Column – Circus circuit frequently found its way to Smithfield
Published 6:23 pm Friday, May 9, 2025
- John Edwards
America’s most popular form of entertainment from the end of the Civil War until World War II was the circus.
Time Magazine published a lengthy feature in 2021 describing the rise and decline of the big circuses, and described it thus:
“The day the circus came to town ranked with Thanksgiving, Christmas and the Fourth of July. Banks and businesses closed, schools were dismissed, and an entire populace assembled on early morning main streets to watch the elephants and clowns … parade from the train station.”
Certainly true, but here at home, our port town lacked the essential infrastructure that made visits by the major circuses possible — a railroad.
That didn’t mean Isle of Wight residents liked circuses any less than other folks or that they didn’t have access to clowns, elephants and high-wire acts. It just meant they had to travel to get to the true big tops, which, of necessity, pitched their tents near railroads.
Isle of Wight residents assuaged their appetite for spectacle during the early 20th century by participating in an event known as the “Four-County Fair.” The fair, staged each fall at the Suffolk fairgrounds, was jointly organized by Nansemond (Suffolk), Isle of Wight, Southampton and Gates County, N.C.
Each of the four counties was responsible for organizing activities during a day of the fair, but the fair’s highlight each fall was a circus.
An example was the Greater Sheesley Shows, which was booked for the September 1928 Four-County Fair. Sheesley prided itself, as many circuses did, on its size. The show used 30 railroad cars to haul people and equipment from town to town.
Sheesley offered multiple entertainment elements. It had carnival rides, including a Ferris wheel, a carousel and a “whizzing whip.”
In addition, there were Big Top performances by daredevil riders, a lion tamer and a “Canadian riding bear.”
If that wasn’t enough, The Smithfield Times kept track of visits to Norfolk by Ringling Brothers, Barnum & Bailey’s “Greatest Show on Earth” most years.
Smithfield was not to be left out of hosting circuses, however. The earliest reference I have found to a circus in the town was October 1929, when an unnamed circus performed “in the field opposite the school.”
It’s tempting to guess that the field belonged to Lester Thomas of Pierceville, who opened “Lester Thomas Show Grounds” in Joe White’s Bottom the following year.
However, in May 1930, the paper carried an announcement that high school students were establishing a tennis court “just across the way from the high school on the old circus lot.” Hard to imagine that in Mr.
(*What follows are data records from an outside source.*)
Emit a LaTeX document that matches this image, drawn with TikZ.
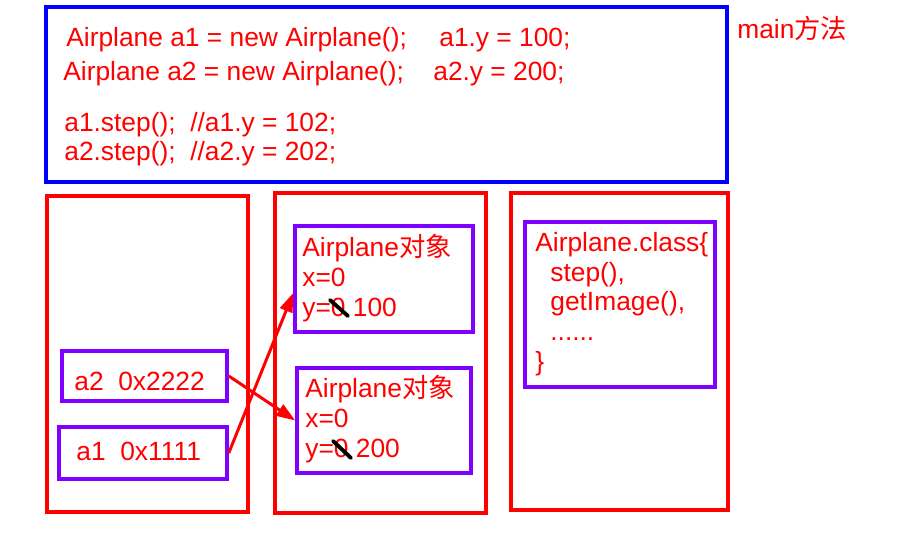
\documentclass[tikz,border=0pt]{standalone}
\usepackage{fontspec}
\setmainfont{Liberation Sans}
\newfontfamily\cjkfont{Noto Sans CJK SC}
\usetikzlibrary{positioning,fit,arrows.meta}
\definecolor{boxred}{RGB}{255,0,0}
\definecolor{boxblue}{RGB}{0,0,255}
\definecolor{boxviolet}{RGB}{128,0,255}

\begin{document}
\begin{tikzpicture}[
  x=0.02cm, y=-0.02cm,
  font=\fontsize{15}{16.8}\selectfont,
  txt/.style={text=boxred, inner sep=0pt, anchor=base west, align=left},
  area/.style={draw=boxred, line width=2pt, inner sep=0pt},
  mainbox/.style={draw=boxblue, line width=2.4pt, inner sep=0pt},
  objbox/.style={draw=boxviolet, line width=2pt, inner sep=0pt},
  arr/.style={-{Triangle[length=3.8mm, width=2.6mm]}, draw=boxred, line width=1.7pt},
  strike/.style={black, line width=2.2pt, line cap=round}
]
\useasboundingbox (0,0) rectangle (916,538);

% main method
\node[mainbox, fit={(46,7) (727,182)}] (main) {};
\node[txt] (mainlbl) at (737,38) {main{\cjkfont 方法}};
\node[txt] (new1) at (66,46) {Airplane a1 = new Airplane();};
\node[txt] (sety1) at (439,46) {a1.y = 100;};
\node[txt] (new2) at (63,80) {Airplane a2 = new Airplane();};
\node[txt] (sety2) at (433,80) {a2.y = 200;};
\node[txt] (step1) at (64,131) {a1.step();~~//a1.y = 102;};
\node[txt] (step2) at (64,160) {a2.step();~~//a2.y = 202;};

% three memory areas
\node[area, fit={(47,196) (248,512)}] (stack) {};
\node[area, fit={(275,193) (486,513)}] (heap) {};
\node[area, fit={(511,193) (728,510)}] (method) {};

% references
\node[objbox, fit={(62,351) (227,401)}] (a2) {};
\node[txt] (a2txt) at (74,390) {a2~~0x2222};
\node[objbox, fit={(59,427) (227,479)}] (a1) {};
\node[txt] (a1txt) at (76,460) {a1~~0x1111};

% objects (base = last line)
\node[objbox, fit={(295,226) (473,332)}] (obj1) {};
\node[txt] (obj1txt) at (302,316) {Airplane{\cjkfont 对象}\\x=0\\y=0 100};
\node[objbox, fit={(297,368) (471,473)}] (obj2) {};
\node[txt] (obj2txt) at (305,457) {Airplane{\cjkfont 对象}\\x=0\\y=0 200};
\draw[strike] (330,300) -- (348,316);
\draw[strike] (333,441) -- (351,458);

% class
\node[objbox, fit={(525,222) (715,387)}] (cls) {};
\node[txt] (clstxt) at (535,370)
  {Airplane.class\{\\\hspace*{0.3cm}step(),\\\hspace*{0.3cm}getImage(),\\\hspace*{0.3cm}......\\\}};

\draw[arr] (a1.east) -- ([yshift=-0.28cm]obj1.west);
\draw[arr] (a2.east) -- (obj2.west);
\end{tikzpicture}
\end{document}
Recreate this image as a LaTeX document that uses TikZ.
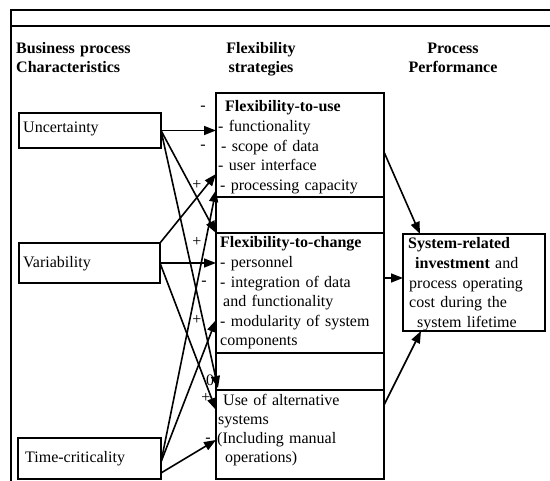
\documentclass[tikz,border=0pt]{standalone}
\usepackage{fontspec}
\setmainfont{Liberation Serif}
\usetikzlibrary{arrows.meta}
\begin{document}
\begin{tikzpicture}[x=1pt,y=-1pt,
  box/.style={draw, line width=1.6pt, inner sep=0pt, outer sep=0pt, anchor=north west},
  boxline/.style={line width=1.6pt},
  frame/.style={line width=1.3pt},
  txt/.style={anchor=base west, inner sep=0pt, align=left, text width=175pt, font=\fontsize{16}{19.6}\selectfont},
  hdr/.style={anchor=base, inner sep=0pt, align=center, text width=120pt, font=\fontsize{16}{19}\selectfont\bfseries},
  lab/.style={inner sep=0pt, font=\fontsize{16}{19}\selectfont},
  conn/.style={line width=1.6pt, -{Triangle[length=12pt,width=9pt]}},
]
\useasboundingbox (0,0) rectangle (550,481);

% frame
\draw[frame] (550,10) -- (11,10) -- (11,481);
\draw[frame] (11,26) -- (550,26);

% headers
\node[txt, font=\fontsize{16}{19}\selectfont\bfseries] (h1) at (16,54) {Business process\\Characteristics};
\node[hdr] (h2) at (261,54) {Flexibility\\strategies};
\node[hdr] (h3) at (453,54) {Process\\Performance};

% left boxes
\node[box, minimum width=142pt, minimum height=35pt] (unc) at (19,113) {};
\node[txt] (unct) at (23,133) {Uncertainty};
\node[box, minimum width=141pt, minimum height=40pt] (var) at (19,243) {};
\node[txt] (vart) at (23,268) {Variability};
\node[box, minimum width=143pt, minimum height=41pt] (tim) at (18,438) {};
\node[txt] (timt) at (25,463) {Time-criticality};

% middle column
\node[box, minimum width=168pt, minimum height=104pt] (use) at (216,93) {};
\node[box, minimum width=168pt, minimum height=120pt] (chg) at (216,233) {};
\node[box, minimum width=168pt, minimum height=89pt] (alt) at (216,390) {};
\draw[boxline] (use.south west) -- (chg.north west);
\draw[boxline] (use.south east) -- (chg.north east);
\draw[boxline] (chg.south west) -- (alt.north west);
\draw[boxline] (chg.south east) -- (alt.north east);

\node[txt] (uset) at (218,112) {\hspace*{7pt}\textbf{Flexibility-to-use}\\- functionality\\\hspace*{3pt}- scope of data\\- user interface\\\hspace*{2pt}- processing capacity};
\node[txt] (chgt) at (220,248) {\textbf{Flexibility-to-change}\\- personnel\\- integration of data\\\hspace*{3pt}and functionality\\- modularity of system\\components};
\node[txt, font=\fontsize{16}{18.7}\selectfont] (altt) at (217,406) {\hspace*{6pt}Use of alternative\\\hspace*{1pt}systems\\(Including manual\\\hspace*{8pt}operations)};

% right box
\node[box, minimum width=142pt, minimum height=97pt] (perf) at (403,234) {};
\node[txt] (perft) at (408,249) {\textbf{System-related}\\\hspace*{7pt}\textbf{investment} and\\\hspace*{1pt}process operating\\\hspace*{1pt}cost during the\\\hspace*{9pt}system lifetime};

% coordinates
\coordinate (u3e) at (218,388);
\coordinate (v1e) at (216,174);
\coordinate (v3e) at (216,410);
\coordinate (t1e) at (216,190);
\coordinate (t2e) at (216,320);
\coordinate (t3e) at (216,440);
\coordinate (t3s) at (161,473);
\coordinate (t12s) at (161,462);
\coordinate (r1s) at (384,152);
\coordinate (r1e) at (420,234);
\coordinate (r2s) at (384,278);
\coordinate (r2e) at (403,278);
\coordinate (r3s) at (384,405);
\coordinate (r3e) at (421,331);

% connectors from characteristics
\draw[conn] (unc.east) -- (use.west |- unc.east);
\draw[conn] (unc.east) -- (chg.north west);
\draw[conn] (unc.east) -- (u3e);
\draw[conn] (var.north east) -- (v1e);
\draw[conn] (var.east) -- (chg.west |- var.east);
\draw[conn] (var.east) -- (v3e);
\draw[conn] (t12s) -- (t1e);
\draw[conn] (t12s) -- (t2e);
\draw[conn] (t3s) -- (t3e);

% connectors to performance
\draw[conn] (r1s) -- (r1e);
\draw[conn] (r2s) -- (r2e);
\draw[conn] (r3s) -- (r3e);

% labels
\node[lab] (l1) at (203,108) {-};
\node[lab] (l2) at (203,147) {-};
\node[lab] (l3) at (197,185) {+};
\node[lab] (l4) at (197,242) {+};
\node[lab] (l5) at (204,283) {-};
\node[lab] (l6) at (197,320) {+};
\node[lab] (l7) at (210,380) {0};
\node[lab] (l8) at (206,398) {+};
\node[lab] (l9) at (208,440) {-};
\end{tikzpicture}
\end{document}
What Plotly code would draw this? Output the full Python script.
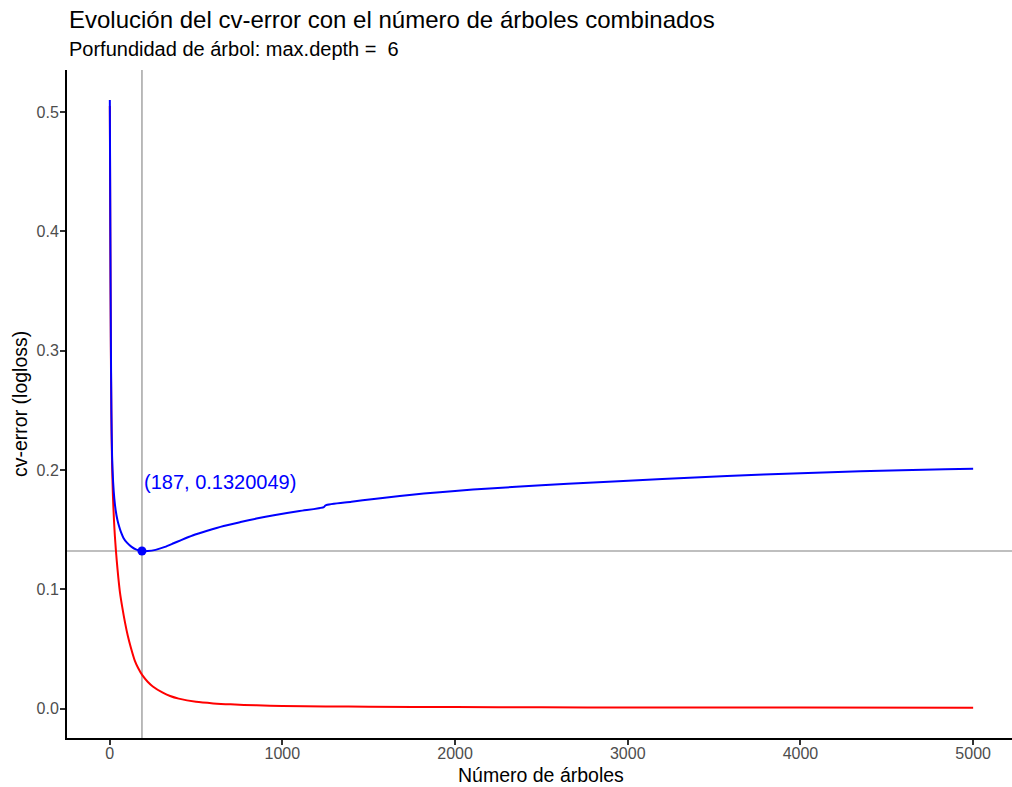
import plotly.graph_objects as go

# --- data ---
trees_test = [1, 4, 7, 10, 14, 20, 27, 35, 45, 55, 65, 80, 100, 127, 155, 187, 220, 266, 320, 370,
              411, 480, 565, 660, 758, 850, 951, 1100, 1240, 1250, 1400, 1530, 1680, 1819, 2000,
              2200, 2500, 2801, 3200, 3575, 4000, 4346, 4838, 5000]
cv_test = [0.510, 0.400, 0.310, 0.250, 0.212, 0.190, 0.176, 0.166, 0.158, 0.1525, 0.148, 0.1430,
           0.1390, 0.1355, 0.1332, 0.1320, 0.1320, 0.1330, 0.1355, 0.1385, 0.1410, 0.1450, 0.1490,
           0.1530, 0.1563, 0.1592, 0.1620, 0.1655, 0.1688, 0.1703, 0.1733, 0.1757, 0.1782, 0.1802,
           0.1824, 0.1845, 0.1871, 0.1895, 0.1924, 0.1950, 0.1973, 0.1988, 0.2005, 0.2010]

trees_train = [1, 4, 7, 10, 14, 19, 25, 30, 36, 41, 50, 60, 73, 89, 105, 123, 146, 165, 189, 220,
               250, 305, 350, 400, 500, 600, 700, 850, 1000, 1250, 1500, 2000, 2500, 3000, 4000, 5000]
cv_train = [0.505, 0.390, 0.300, 0.245, 0.205, 0.178, 0.158, 0.145, 0.133, 0.124, 0.110, 0.097,
            0.085, 0.072, 0.061, 0.051, 0.040, 0.034, 0.028, 0.0225, 0.0185, 0.0135, 0.0105, 0.0083,
            0.0056, 0.0043, 0.0035, 0.0027, 0.0022, 0.0018, 0.0015, 0.0012, 0.0010, 0.0009, 0.0008,
            0.0007]

best_iter = 187
best_value = 0.1320049

x_ticks = [0, 1000, 2000, 3000, 4000, 5000]
y_ticks = [0.0, 0.1, 0.2, 0.3, 0.4, 0.5]
y_tick_labels = ["0.0", "0.1", "0.2", "0.3", "0.4", "0.5"]

title_text = "Evolución del cv-error con el número de árboles combinados"
subtitle_text = "Porfundidad de árbol: max.depth =  6"
x_title = "Número de árboles"
y_title = "cv-error (logloss)"
label_text = "(187, 0.1320049)"
label_y = 0.19

FONT = "Liberation Sans, Arial, Helvetica, sans-serif"

fig = go.Figure()

fig.add_trace(go.Scatter(x=trees_train, y=cv_train, mode="lines",
                         line=dict(color="#FF0000", width=2, shape="spline", smoothing=0.7),
                         showlegend=False, hoverinfo="skip"))
fig.add_trace(go.Scatter(x=trees_test, y=cv_test, mode="lines",
                         line=dict(color="#0000FF", width=2, shape="spline", smoothing=0.7),
                         showlegend=False, hoverinfo="skip"))
fig.add_trace(go.Scatter(x=[best_iter], y=[best_value], mode="markers",
                         marker=dict(color="#0000FF", size=9),
                         showlegend=False, hoverinfo="skip"))

# reference lines
fig.add_shape(type="line", xref="x", yref="paper", x0=best_iter, x1=best_iter, y0=0, y1=1,
              line=dict(color="#AAAAAA", width=1.6), layer="below")
fig.add_shape(type="line", xref="paper", yref="y", x0=0, x1=1, y0=best_value, y1=best_value,
              line=dict(color="#AAAAAA", width=1.6), layer="below")

fig.add_annotation(x=best_iter, y=label_y, xref="x", yref="y", text=label_text,
                   showarrow=False, xanchor="left", yanchor="middle",
                   font=dict(family=FONT, size=20, color="#0000FF"))

# titles
fig.add_annotation(x=0, y=1 + 50.5 / 668, xref="paper", yref="paper", text=title_text,
                   showarrow=False, xanchor="left", yanchor="middle",
                   font=dict(family=FONT, size=24, color="black"))
fig.add_annotation(x=0, y=1 + 21 / 668, xref="paper", yref="paper", text=subtitle_text,
                   showarrow=False, xanchor="left", yanchor="middle",
                   font=dict(family=FONT, size=20, color="black"))
fig.add_annotation(x=(541 - 67) / 945, y=-(775 - 737.7) / 668, xref="paper", yref="paper",
                   text=x_title, showarrow=False, xanchor="center", yanchor="middle",
                   font=dict(family=FONT, size=19.5, color="black"))
fig.add_annotation(x=-(67 - 20) / 945, y=0.5, xref="paper", yref="paper",
                   text=y_title, showarrow=False, textangle=-90,
                   xanchor="center", yanchor="middle",
                   font=dict(family=FONT, size=19.5, color="black"))

fig.update_layout(
    width=1012, height=787,
    margin=dict(l=67, r=0, t=70, b=49),
    paper_bgcolor="white", plot_bgcolor="white",
    font=dict(family=FONT),
    xaxis=dict(range=[-247, 5225], tickvals=x_ticks, showgrid=False, zeroline=False,
               showline=True, linecolor="black", linewidth=2, ticks="outside", ticklen=5,
               tickwidth=2, tickcolor="#333333", ticklabelstandoff=-5,
               tickfont=dict(family=FONT, size=16, color="#4D4D4D")),
    yaxis=dict(range=[-0.0247, 0.5352], tickvals=y_ticks, ticktext=y_tick_labels,
               showgrid=False, zeroline=False,
               showline=True, linecolor="black", linewidth=2, ticks="outside", ticklen=5,
               tickwidth=2, tickcolor="#333333", ticklabelstandoff=-2,
               tickfont=dict(family=FONT, size=16, color="#4D4D4D")),
)

fig.write_html("out.html")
Thomas’ cow pasture, but it’s certainly possible because that area had been subdivided into housing lots, many of which were never developed.
A troupe called the Barnes Players also came to town that May and set up their “waterproof tent theatre” across from the Grove Hotel.
With highway travel becoming easier, small circuses and other traveling entertainment troupes began coming to Smithfield.
In the fall of 1930, Thomas announced the first significant show on his property.
The Al F. Wheeler New Model Show Inc. set up for a one-day performance and proclaimed itself to be “the only circus of its magnitude in the world that still retains the parade feature of circus day.” Note the caveat “of its magnitude.” You can probably read that to mean “small.”
Small circuses continued to be frequent visitors to Smithfield well into the 1950s. After Thomas died in 1946, his daughter and son-in-law, Mr. and Mrs. M.A. Delk, continued to operate the show lot and contributed the space to nonprofits, including the local PTA, which held a circus as part of its annual harvest festival fundraiser. Later, the Smithfield Volunteer Fire Department used the site.
Grace Street ran only from Institute to Cary Street until the late 1950s when the town extended both ends of it. The northeast terminus was extended to Mason Street and the southwest end was extended to Main Street. To make that connection, much of the Thomas Show Lot had to be taken into the street system. The lot was dramatically filled and the street built as it is today.
By then, small circuses were becoming less numerous, but the Smithfield Jaycees continued sponsoring visits by the Beers and Barnes Circus, which had been to Smithfield numerous times before. In 1957, they arranged to have the Beers circus perform on a lot “opposite Bill Bailey Pontiac Corporation,” on what’s now known as South Church Street.
In 1962, Beers and Barnes returned and performed on the lot next to the Colonial Store (presently home to The Smithfield Center.)
For the next 35 years, there was no circus in Smithfield, but then, in 1987, the Fraternal Order of Police sponsored a visit by the Robert Brothers Circus.
And then, in 1987, 1990 and 2000, the Smithfield High School PTA brought back the circus experience with what was billed as the largest tent circus in the world — Carson & Barnes. The Carson & Barnes organizers set up for one-day performances, raising a gigantic tent that housed five rings. Elephants were still in use at that time and performed traditional service hauling the lines to raise the tent.
The Carson & Barnes performance in July 2000 spelled the end of sawdust circuses in and near Smithfield.